While we wait for the future assessment of the Strong Gaia Hypothesis, the consensus on the Weak Gaia Hypothesis offers materialist and scientific grounds for a view of "web of life" in addition to Darwin's "tree of live". Life on Earth is inherently interdependent. This validates ethical principles of Deep Ecology ’s Eight Point. It also offers a framework for rethinking Marx’s vision of de-alienation of humans from nature.


[1] Naeem, Shahid. “Lessons from the Reverse Engineering of Nature,” Miller-McCune/May-June 2009, p. 60.
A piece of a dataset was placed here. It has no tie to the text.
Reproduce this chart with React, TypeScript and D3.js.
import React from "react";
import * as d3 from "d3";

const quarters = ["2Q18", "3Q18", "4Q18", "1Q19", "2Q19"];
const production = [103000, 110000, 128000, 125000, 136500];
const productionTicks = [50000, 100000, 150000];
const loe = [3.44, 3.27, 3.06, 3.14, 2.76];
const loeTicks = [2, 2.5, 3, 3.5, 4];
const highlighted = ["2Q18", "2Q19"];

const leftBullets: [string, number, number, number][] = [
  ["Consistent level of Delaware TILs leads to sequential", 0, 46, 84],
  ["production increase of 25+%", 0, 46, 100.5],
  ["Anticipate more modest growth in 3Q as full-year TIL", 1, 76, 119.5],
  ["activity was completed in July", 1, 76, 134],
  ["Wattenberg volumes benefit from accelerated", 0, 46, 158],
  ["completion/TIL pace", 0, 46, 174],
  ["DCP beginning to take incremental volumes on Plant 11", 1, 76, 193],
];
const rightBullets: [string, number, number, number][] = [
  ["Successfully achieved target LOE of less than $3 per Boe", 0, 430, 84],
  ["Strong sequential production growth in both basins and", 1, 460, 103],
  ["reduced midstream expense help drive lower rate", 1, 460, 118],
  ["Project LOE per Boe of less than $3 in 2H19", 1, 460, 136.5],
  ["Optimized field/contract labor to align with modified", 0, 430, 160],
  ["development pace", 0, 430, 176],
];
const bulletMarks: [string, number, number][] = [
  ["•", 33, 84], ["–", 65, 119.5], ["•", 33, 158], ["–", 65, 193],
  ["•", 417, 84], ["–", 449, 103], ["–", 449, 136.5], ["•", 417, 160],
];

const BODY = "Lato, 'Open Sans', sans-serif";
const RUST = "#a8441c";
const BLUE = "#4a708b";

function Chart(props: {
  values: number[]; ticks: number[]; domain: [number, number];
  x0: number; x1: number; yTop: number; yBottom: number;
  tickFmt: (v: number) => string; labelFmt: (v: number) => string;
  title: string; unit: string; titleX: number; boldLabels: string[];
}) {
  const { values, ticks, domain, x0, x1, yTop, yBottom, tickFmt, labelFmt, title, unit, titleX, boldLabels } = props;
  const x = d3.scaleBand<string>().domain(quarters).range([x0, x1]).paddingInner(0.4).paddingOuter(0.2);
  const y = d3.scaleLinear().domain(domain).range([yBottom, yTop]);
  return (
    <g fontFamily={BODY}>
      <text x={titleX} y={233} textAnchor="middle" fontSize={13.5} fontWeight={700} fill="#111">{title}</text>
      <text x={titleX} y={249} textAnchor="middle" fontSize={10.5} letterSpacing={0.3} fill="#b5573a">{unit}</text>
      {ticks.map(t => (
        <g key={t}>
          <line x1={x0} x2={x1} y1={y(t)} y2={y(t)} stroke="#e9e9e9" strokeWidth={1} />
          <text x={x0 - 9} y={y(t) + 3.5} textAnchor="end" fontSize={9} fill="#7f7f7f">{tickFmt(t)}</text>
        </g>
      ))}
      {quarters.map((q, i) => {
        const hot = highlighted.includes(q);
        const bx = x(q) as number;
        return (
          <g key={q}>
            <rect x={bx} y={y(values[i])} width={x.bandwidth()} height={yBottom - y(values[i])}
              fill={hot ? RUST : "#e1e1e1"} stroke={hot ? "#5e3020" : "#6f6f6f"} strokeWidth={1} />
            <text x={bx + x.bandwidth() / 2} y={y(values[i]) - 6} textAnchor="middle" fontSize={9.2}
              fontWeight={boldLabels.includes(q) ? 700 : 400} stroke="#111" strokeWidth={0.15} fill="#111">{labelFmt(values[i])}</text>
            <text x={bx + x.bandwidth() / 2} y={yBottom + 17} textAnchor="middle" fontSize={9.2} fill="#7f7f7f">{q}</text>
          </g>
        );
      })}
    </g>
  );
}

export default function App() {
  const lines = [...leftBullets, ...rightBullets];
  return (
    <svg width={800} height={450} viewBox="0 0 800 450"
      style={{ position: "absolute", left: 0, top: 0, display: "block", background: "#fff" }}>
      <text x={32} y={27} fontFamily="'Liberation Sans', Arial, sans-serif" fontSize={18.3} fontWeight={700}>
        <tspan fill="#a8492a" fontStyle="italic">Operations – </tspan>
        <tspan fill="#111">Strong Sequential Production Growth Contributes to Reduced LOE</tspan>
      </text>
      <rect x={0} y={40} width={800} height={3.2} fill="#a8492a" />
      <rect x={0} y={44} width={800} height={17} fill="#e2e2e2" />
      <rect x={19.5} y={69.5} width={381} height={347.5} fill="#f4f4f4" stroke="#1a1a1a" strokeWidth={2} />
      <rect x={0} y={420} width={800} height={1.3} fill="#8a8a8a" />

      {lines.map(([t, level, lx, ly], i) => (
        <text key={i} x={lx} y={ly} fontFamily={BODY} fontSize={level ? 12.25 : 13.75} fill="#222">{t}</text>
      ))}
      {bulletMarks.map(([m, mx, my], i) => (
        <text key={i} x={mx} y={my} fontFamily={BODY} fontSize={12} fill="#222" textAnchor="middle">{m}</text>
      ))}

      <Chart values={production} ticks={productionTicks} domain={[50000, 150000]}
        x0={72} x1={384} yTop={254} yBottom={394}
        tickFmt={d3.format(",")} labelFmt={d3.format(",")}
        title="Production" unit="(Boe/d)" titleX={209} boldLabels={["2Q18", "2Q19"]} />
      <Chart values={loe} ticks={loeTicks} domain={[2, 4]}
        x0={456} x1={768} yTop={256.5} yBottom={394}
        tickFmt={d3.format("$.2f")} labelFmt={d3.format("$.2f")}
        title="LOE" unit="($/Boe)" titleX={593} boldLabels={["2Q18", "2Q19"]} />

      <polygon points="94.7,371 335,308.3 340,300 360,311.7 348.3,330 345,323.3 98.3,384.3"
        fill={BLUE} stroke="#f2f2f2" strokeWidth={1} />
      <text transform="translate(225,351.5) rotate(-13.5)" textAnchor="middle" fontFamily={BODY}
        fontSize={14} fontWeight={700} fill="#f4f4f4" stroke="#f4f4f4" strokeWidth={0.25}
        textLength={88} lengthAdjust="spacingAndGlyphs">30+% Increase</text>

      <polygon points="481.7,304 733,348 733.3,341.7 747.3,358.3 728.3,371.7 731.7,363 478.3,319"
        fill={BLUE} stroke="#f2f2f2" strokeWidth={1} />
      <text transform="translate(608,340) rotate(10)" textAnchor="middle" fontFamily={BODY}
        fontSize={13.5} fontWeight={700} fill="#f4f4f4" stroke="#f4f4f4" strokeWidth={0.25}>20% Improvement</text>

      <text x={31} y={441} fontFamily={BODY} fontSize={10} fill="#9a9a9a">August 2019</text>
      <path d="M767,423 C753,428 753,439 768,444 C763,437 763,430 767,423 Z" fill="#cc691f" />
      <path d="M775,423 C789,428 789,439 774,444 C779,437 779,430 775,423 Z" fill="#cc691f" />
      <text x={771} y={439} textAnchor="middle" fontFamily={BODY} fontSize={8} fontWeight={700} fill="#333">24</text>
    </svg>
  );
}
[2] Ibid. p. 62. Naeem does not here note Lovelock's response to Dawkins criticism, which is based on complexities in evolutionary process associated with non-linear systems.

2 comments:

NTROPEE said...

The Gaia hypothesis seems to raise a very basic question about the role humans are playing in the current scheme of things. It would suggest that human society has become similar to a cancerous growth on the biosphere, expanding rapidly and parasitically at the expense of the biological stability and integrity of the entire system.

Explaining why human culture has become so deeply out-of-sync with the rest of the system seems very important, because the Gaia hypothesis would suggest that this should not happen.

Of course there is always the wild possibility that human society will ultimately and unwittingly function as long-range climate stabilizer by re-introducing sequestered C02 into the atmosphere and thus counteracting a potential ice age.

That seems pretty far-fetched and self-destructive to me!

hawaiianwilly said...

It seems like the self regulation of Gaia has shown it self in the past. The asteroids that have hit earth, having thrown gaia off balance, appeared to be corrected over time.
The particles in the atomsphere, the gases from the volcanoes and whatever else happened to the earth from the forces that be have been brought back to a homeostasis for the continuation life.